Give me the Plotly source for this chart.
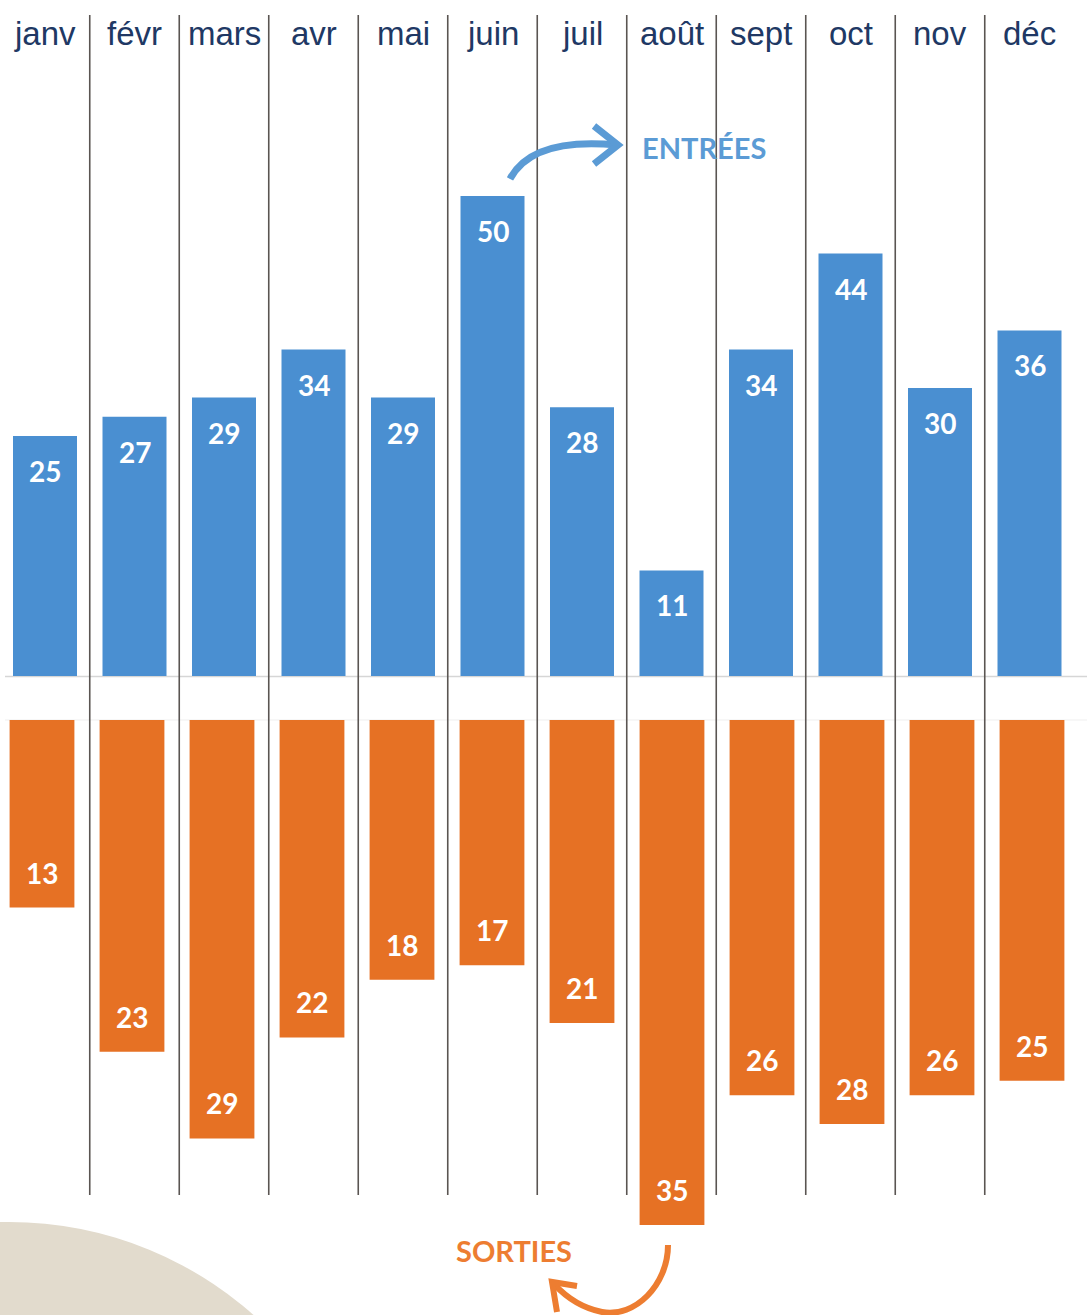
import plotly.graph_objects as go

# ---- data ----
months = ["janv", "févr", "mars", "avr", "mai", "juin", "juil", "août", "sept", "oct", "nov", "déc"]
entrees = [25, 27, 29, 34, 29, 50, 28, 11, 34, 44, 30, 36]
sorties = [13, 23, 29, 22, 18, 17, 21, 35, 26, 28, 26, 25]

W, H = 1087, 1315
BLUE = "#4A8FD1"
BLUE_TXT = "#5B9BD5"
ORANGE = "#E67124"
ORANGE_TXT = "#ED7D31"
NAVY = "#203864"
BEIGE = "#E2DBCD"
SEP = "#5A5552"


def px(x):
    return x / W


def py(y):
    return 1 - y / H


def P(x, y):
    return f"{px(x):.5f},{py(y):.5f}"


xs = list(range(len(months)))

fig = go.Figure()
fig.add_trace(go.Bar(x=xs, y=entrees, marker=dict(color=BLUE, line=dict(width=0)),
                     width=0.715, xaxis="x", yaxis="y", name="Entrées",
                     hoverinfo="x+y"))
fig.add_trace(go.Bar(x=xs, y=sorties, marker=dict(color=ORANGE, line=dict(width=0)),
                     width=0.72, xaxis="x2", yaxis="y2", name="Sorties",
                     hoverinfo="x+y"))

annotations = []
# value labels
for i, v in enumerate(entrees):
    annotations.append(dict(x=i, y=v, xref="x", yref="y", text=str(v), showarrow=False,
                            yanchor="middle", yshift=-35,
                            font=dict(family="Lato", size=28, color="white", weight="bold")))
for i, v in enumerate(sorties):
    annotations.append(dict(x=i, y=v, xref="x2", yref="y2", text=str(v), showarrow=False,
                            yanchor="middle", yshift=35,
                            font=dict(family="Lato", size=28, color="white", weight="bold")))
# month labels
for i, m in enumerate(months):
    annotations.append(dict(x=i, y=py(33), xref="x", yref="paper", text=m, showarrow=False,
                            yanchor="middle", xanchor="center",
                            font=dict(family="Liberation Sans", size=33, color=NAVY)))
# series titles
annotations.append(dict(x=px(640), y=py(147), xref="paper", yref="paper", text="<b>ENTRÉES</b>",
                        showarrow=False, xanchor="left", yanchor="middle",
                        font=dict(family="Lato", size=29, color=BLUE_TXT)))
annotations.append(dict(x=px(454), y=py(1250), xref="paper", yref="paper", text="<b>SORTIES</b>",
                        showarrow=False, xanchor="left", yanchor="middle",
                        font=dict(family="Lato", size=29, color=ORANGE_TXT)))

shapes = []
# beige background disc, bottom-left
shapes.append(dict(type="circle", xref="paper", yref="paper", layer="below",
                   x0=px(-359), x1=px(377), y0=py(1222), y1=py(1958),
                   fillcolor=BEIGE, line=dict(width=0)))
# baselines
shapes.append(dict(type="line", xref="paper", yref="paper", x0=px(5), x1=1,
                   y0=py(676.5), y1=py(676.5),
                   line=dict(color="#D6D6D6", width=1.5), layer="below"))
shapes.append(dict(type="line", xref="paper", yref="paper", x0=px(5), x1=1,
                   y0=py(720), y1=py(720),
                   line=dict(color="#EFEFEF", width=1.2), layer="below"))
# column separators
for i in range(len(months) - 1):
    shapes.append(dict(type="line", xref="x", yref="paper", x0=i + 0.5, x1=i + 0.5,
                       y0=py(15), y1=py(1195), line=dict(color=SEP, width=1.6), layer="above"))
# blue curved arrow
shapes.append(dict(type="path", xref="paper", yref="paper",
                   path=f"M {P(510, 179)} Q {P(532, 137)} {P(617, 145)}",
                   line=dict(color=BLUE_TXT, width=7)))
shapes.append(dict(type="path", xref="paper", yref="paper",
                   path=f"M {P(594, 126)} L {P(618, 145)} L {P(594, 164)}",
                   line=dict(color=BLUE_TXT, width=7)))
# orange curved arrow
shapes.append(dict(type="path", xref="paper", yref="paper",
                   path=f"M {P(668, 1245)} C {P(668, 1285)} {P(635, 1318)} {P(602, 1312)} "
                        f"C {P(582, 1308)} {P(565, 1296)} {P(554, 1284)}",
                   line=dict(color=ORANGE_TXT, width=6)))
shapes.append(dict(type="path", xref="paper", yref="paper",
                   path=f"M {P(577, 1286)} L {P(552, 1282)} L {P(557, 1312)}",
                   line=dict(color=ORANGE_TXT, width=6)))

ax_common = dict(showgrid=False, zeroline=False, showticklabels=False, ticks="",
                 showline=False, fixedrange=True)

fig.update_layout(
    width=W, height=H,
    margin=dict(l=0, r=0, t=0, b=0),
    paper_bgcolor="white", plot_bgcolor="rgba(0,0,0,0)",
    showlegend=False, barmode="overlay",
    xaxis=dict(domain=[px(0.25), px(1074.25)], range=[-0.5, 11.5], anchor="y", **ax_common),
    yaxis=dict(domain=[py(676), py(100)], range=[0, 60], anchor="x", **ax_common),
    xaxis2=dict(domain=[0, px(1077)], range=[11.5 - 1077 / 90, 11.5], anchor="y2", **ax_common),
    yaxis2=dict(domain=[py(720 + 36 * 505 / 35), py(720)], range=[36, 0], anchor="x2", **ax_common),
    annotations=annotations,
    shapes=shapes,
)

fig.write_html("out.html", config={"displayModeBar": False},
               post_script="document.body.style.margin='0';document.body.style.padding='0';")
=======
* [YOUR INSTRUCTIONS] Omit the pictures and output all of the other material exactly.

* [FINAL ANSWER]
Give me the Plotly source for this chart.
import plotly.graph_objects as go

# ---- data ----
months = ["janv", "févr", "mars", "avr", "mai", "juin", "juil", "août", "sept", "oct", "nov", "déc"]
entrees = [25, 27, 29, 34, 29, 50, 28, 11, 34, 44, 30, 36]
sorties = [13, 23, 29, 22, 18, 17, 21, 35, 26, 28, 26, 25]

W, H = 1087, 1315
BLUE = "#4A8FD1"
BLUE_TXT = "#5B9BD5"
ORANGE = "#E67124"
ORANGE_TXT = "#ED7D31"
NAVY = "#203864"
BEIGE = "#E2DBCD"
SEP = "#5A5552"


def px(x):
    return x / W


def py(y):
    return 1 - y / H


def P(x, y):
    return f"{px(x):.5f},{py(y):.5f}"


xs = list(range(len(months)))

fig = go.Figure()
fig.add_trace(go.Bar(x=xs, y=entrees, marker=dict(color=BLUE, line=dict(width=0)),
                     width=0.715, xaxis="x", yaxis="y", name="Entrées",
                     hoverinfo="x+y"))
fig.add_trace(go.Bar(x=xs, y=sorties, marker=dict(color=ORANGE, line=dict(width=0)),
                     width=0.72, xaxis="x2", yaxis="y2", name="Sorties",
                     hoverinfo="x+y"))

annotations = []
# value labels
for i, v in enumerate(entrees):
    annotations.append(dict(x=i, y=v, xref="x", yref="y", text=str(v), showarrow=False,
                            yanchor="middle", yshift=-35,
                            font=dict(family="Lato", size=28, color="white", weight="bold")))
for i, v in enumerate(sorties):
    annotations.append(dict(x=i, y=v, xref="x2", yref="y2", text=str(v), showarrow=False,
                            yanchor="middle", yshift=35,
                            font=dict(family="Lato", size=28, color="white", weight="bold")))
# month labels
for i, m in enumerate(months):
    annotations.append(dict(x=i, y=py(33), xref="x", yref="paper", text=m, showarrow=False,
                            yanchor="middle", xanchor="center",
                            font=dict(family="Liberation Sans", size=33, color=NAVY)))
# series titles
annotations.append(dict(x=px(640), y=py(147), xref="paper", yref="paper", text="<b>ENTRÉES</b>",
                        showarrow=False, xanchor="left", yanchor="middle",
                        font=dict(family="Lato", size=29, color=BLUE_TXT)))
annotations.append(dict(x=px(454), y=py(1250), xref="paper", yref="paper", text="<b>SORTIES</b>",
                        showarrow=False, xanchor="left", yanchor="middle",
                        font=dict(family="Lato", size=29, color=ORANGE_TXT)))

shapes = []
# beige background disc, bottom-left
shapes.append(dict(type="circle", xref="paper", yref="paper", layer="below",
                   x0=px(-359), x1=px(377), y0=py(1222), y1=py(1958),
                   fillcolor=BEIGE, line=dict(width=0)))
# baselines
shapes.append(dict(type="line", xref="paper", yref="paper", x0=px(5), x1=1,
                   y0=py(676.5), y1=py(676.5),
                   line=dict(color="#D6D6D6", width=1.5), layer="below"))
shapes.append(dict(type="line", xref="paper", yref="paper", x0=px(5), x1=1,
                   y0=py(720), y1=py(720),
                   line=dict(color="#EFEFEF", width=1.2), layer="below"))
# column separators
for i in range(len(months) - 1):
    shapes.append(dict(type="line", xref="x", yref="paper", x0=i + 0.5, x1=i + 0.5,
                       y0=py(15), y1=py(1195), line=dict(color=SEP, width=1.6), layer="above"))
# blue curved arrow
shapes.append(dict(type="path", xref="paper", yref="paper",
                   path=f"M {P(510, 179)} Q {P(532, 137)} {P(617, 145)}",
                   line=dict(color=BLUE_TXT, width=7)))
shapes.append(dict(type="path", xref="paper", yref="paper",
                   path=f"M {P(594, 126)} L {P(618, 145)} L {P(594, 164)}",
                   line=dict(color=BLUE_TXT, width=7)))
# orange curved arrow
shapes.append(dict(type="path", xref="paper", yref="paper",
                   path=f"M {P(668, 1245)} C {P(668, 1285)} {P(635, 1318)} {P(602, 1312)} "
                        f"C {P(582, 1308)} {P(565, 1296)} {P(554, 1284)}",
                   line=dict(color=ORANGE_TXT, width=6)))
shapes.append(dict(type="path", xref="paper", yref="paper",
                   path=f"M {P(577, 1286)} L {P(552, 1282)} L {P(557, 1312)}",
                   line=dict(color=ORANGE_TXT, width=6)))

ax_common = dict(showgrid=False, zeroline=False, showticklabels=False, ticks="",
                 showline=False, fixedrange=True)

fig.update_layout(
    width=W, height=H,
    margin=dict(l=0, r=0, t=0, b=0),
    paper_bgcolor="white", plot_bgcolor="rgba(0,0,0,0)",
    showlegend=False, barmode="overlay",
    xaxis=dict(domain=[px(0.25), px(1074.25)], range=[-0.5, 11.5], anchor="y", **ax_common),
    yaxis=dict(domain=[py(676), py(100)], range=[0, 60], anchor="x", **ax_common),
    xaxis2=dict(domain=[0, px(1077)], range=[11.5 - 1077 / 90, 11.5], anchor="y2", **ax_common),
    yaxis2=dict(domain=[py(720 + 36 * 505 / 35), py(720)], range=[36, 0], anchor="x2", **ax_common),
    annotations=annotations,
    shapes=shapes,
)

fig.write_html("out.html", config={"displayModeBar": False},
               post_script="document.body.style.margin='0';document.body.style.padding='0';")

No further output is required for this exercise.